- [What to do]: Extract word for word the lines of the listing from its start to the line holding "from bokeh.resources import INLINE", both ends kept; pictures are not part of the copy.
>> begin
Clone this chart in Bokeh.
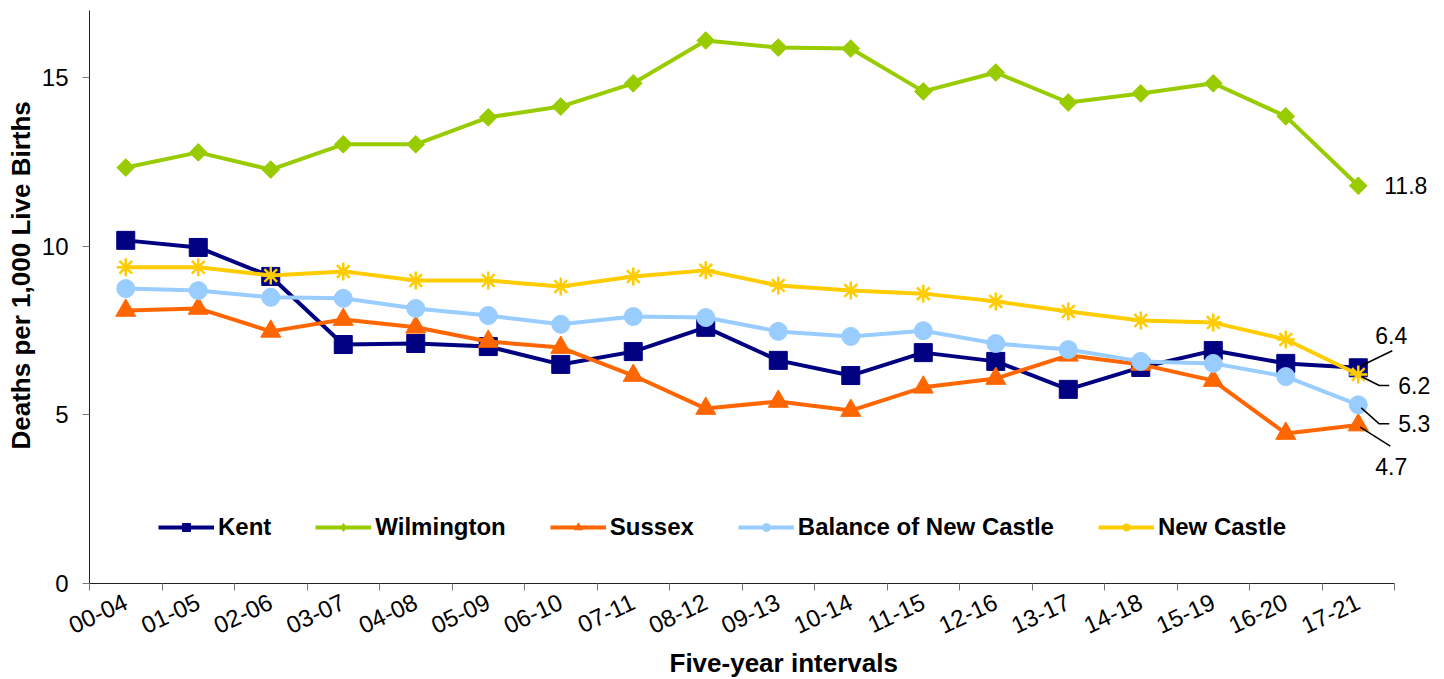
import math
from bokeh.plotting import figure
from bokeh.models import Range1d, FixedTicker, Legend, LegendItem, Label, Title
from bokeh.embed import file_html
from bokeh.resources import INLINE

periods = ["00-04", "01-05", "02-06", "03-07", "04-08", "05-09", "06-10", "07-11", "08-12",
           "09-13", "10-14", "11-15", "12-16", "13-17", "14-18", "15-19", "16-20", "17-21"]

kent = [10.18, 9.97, 9.11, 7.09, 7.12, 7.03, 6.50, 6.88, 7.60, 6.62, 6.17, 6.85, 6.59, 5.76, 6.41, 6.91, 6.53, 6.4]
wilmington = [12.34, 12.79, 12.28, 13.03, 13.03, 13.83, 14.15, 14.84, 16.11, 15.90, 15.87, 14.60, 15.16, 14.27, 14.54, 14.84, 13.86, 11.8]
sussex = [8.10, 8.16, 7.48, 7.83, 7.60, 7.18, 7.00, 6.17, 5.19, 5.40, 5.13, 5.82, 6.08, 6.77, 6.50, 6.02, 4.45, 4.7]
balance_nc = [8.75, 8.69, 8.49, 8.46, 8.16, 7.95, 7.69, 7.92, 7.89, 7.48, 7.33, 7.50, 7.12, 6.94, 6.59, 6.53, 6.14, 5.3]
new_castle = [9.38, 9.38, 9.14, 9.26, 8.99, 8.99, 8.81, 9.11, 9.29, 8.84, 8.69, 8.60, 8.37, 8.07, 7.80, 7.74, 7.24, 6.2]

series_names = ["Kent", "Wilmington", "Sussex", "Balance of New Castle", "New Castle"]
series_values = [kent, wilmington, sussex, balance_nc, new_castle]
colors = ["#000080", "#99CC00", "#FF6600", "#99CCFF", "#FFCC00"]

FONT = "Liberation Sans"

N = len(periods)
XPX = 1306 / N          # pixels per category
FRAME_W = 1348
p = figure(width=1440, height=678, output_backend="svg", toolbar_location=None,
           x_range=Range1d(0, FRAME_W / XPX), y_range=Range1d(0, 17),
           min_border_left=88, min_border_right=4, min_border_top=10, min_border_bottom=95)
p.outline_line_color = None
p.xgrid.grid_line_color = None
p.ygrid.grid_line_color = None
p.background_fill_color = "white"

xs = [i + 0.5 for i in range(N)]

# x axis
p.xaxis.bounds = (0, N)
p.xaxis.ticker = FixedTicker(ticks=xs, minor_ticks=list(range(N + 1)))
p.xaxis.major_label_overrides = {x: lab for x, lab in zip(xs, periods)}
p.xaxis.major_tick_line_color = None
p.xaxis.minor_tick_out = 7
p.xaxis.minor_tick_in = 0
p.xaxis.minor_tick_line_color = "#777777"
p.xaxis.axis_line_color = "#222222"
p.xaxis.major_label_orientation = 0.436
p.xaxis.major_label_text_font = FONT
p.xaxis.major_label_text_font_size = "24px"
p.xaxis.major_label_text_color = "black"
p.xaxis.major_label_standoff = 10

# y axis
p.yaxis.ticker = FixedTicker(ticks=[0, 5, 10, 15])
p.yaxis.major_tick_out = 7
p.yaxis.major_tick_in = 0
p.yaxis.minor_tick_line_color = None
p.yaxis.major_tick_line_color = "#777777"
p.yaxis.axis_line_color = "#222222"
p.yaxis.major_label_text_font = FONT
p.yaxis.major_label_text_font_size = "24px"
p.yaxis.major_label_text_color = "black"
p.yaxis.major_label_standoff = 14

markers = ["square", "diamond", "triangle", "circle", "asterisk"]
sizes = [18, 16, 20, 18, 18]

items = []
for name, vals, col, mk, sz in zip(series_names, series_values, colors, markers, sizes):
    lr = p.line(xs, vals, line_color=col, line_width=4)
    if mk == "asterisk":
        sr = p.scatter(xs, vals, marker="asterisk", size=sz, line_color=col, line_width=2.5)
        legend_r = sr
    elif mk == "diamond":
        # diamond used for the legend swatch, covered by a wider rotated square in the plot
        legend_r = p.scatter(xs, vals, marker="diamond", size=sz, fill_color=col, line_color=col)
        p.scatter(xs, vals, marker="square", size=12.5, angle=math.pi / 4,
                  fill_color=col, line_color=col)
    else:
        sr = p.scatter(xs, vals, marker=mk, size=sz, fill_color=col, line_color=col)
        legend_r = sr
    items.append(LegendItem(label=name, renderers=[lr, legend_r]))

legend = Legend(items=items, orientation="horizontal", location=(69, 42),
                label_text_font=FONT, label_text_font_size="24px", label_text_font_style="bold",
                label_text_color="black",
                glyph_width=56, glyph_height=20, label_standoff=4, spacing=44,
                padding=0, margin=0, border_line_color=None, background_fill_alpha=0)
p.add_layout(legend, "center")

# end-of-line value labels with leader lines (pixel offsets from the last point)
YPX = 573 / 17.0
last_x = xs[-1]
end_specs = [
    # (series index, text dx, text dy (screen, down positive), leader path in px)
    (1, 26, 0, None),
    (0, 17, -32, [(3, -2), (34, -17)]),
    (4, 40, 11, [(3, 2), (21, 11), (31, 11)]),
    (3, 40, 19, [(3, 3), (21, 19), (31, 19)]),
    (2, 17, 41, [(2, 2), (32, 21)]),
]
lxs, lys = [], []
for idx, dx, dy, path in end_specs:
    v = series_values[idx][-1]
    p.add_layout(Label(x=last_x, y=v, x_offset=dx, y_offset=-dy, text=f"{v:.1f}",
                       text_font=FONT, text_font_size="23px", text_color="black",
                       text_baseline="middle", text_align="left"))
    if path:
        lxs.append([last_x + a / XPX for a, b in path])
        lys.append([v - b / YPX for a, b in path])
p.multi_line(lxs, lys, line_color="black", line_width=1.5)

# axis titles
p.add_layout(Title(text="Five-year intervals", text_font=FONT, text_font_size="26px",
                   text_font_style="bold", text_color="black", align="left", offset=580,
                   standoff=2), "below")
p.add_layout(Title(text="Deaths per 1,000 Live Births", text_font=FONT, text_font_size="26px",
                   text_font_style="bold", text_color="black", align="left", offset=134,
                   standoff=6), "left")

open("out.html", "w").write(file_html(p, INLINE))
>> end
- [Right answer]:
Clone this chart in Bokeh.
import math
from bokeh.plotting import figure
from bokeh.models import Range1d, FixedTicker, Legend, LegendItem, Label, Title
from bokeh.embed import file_html
from bokeh.resources import INLINE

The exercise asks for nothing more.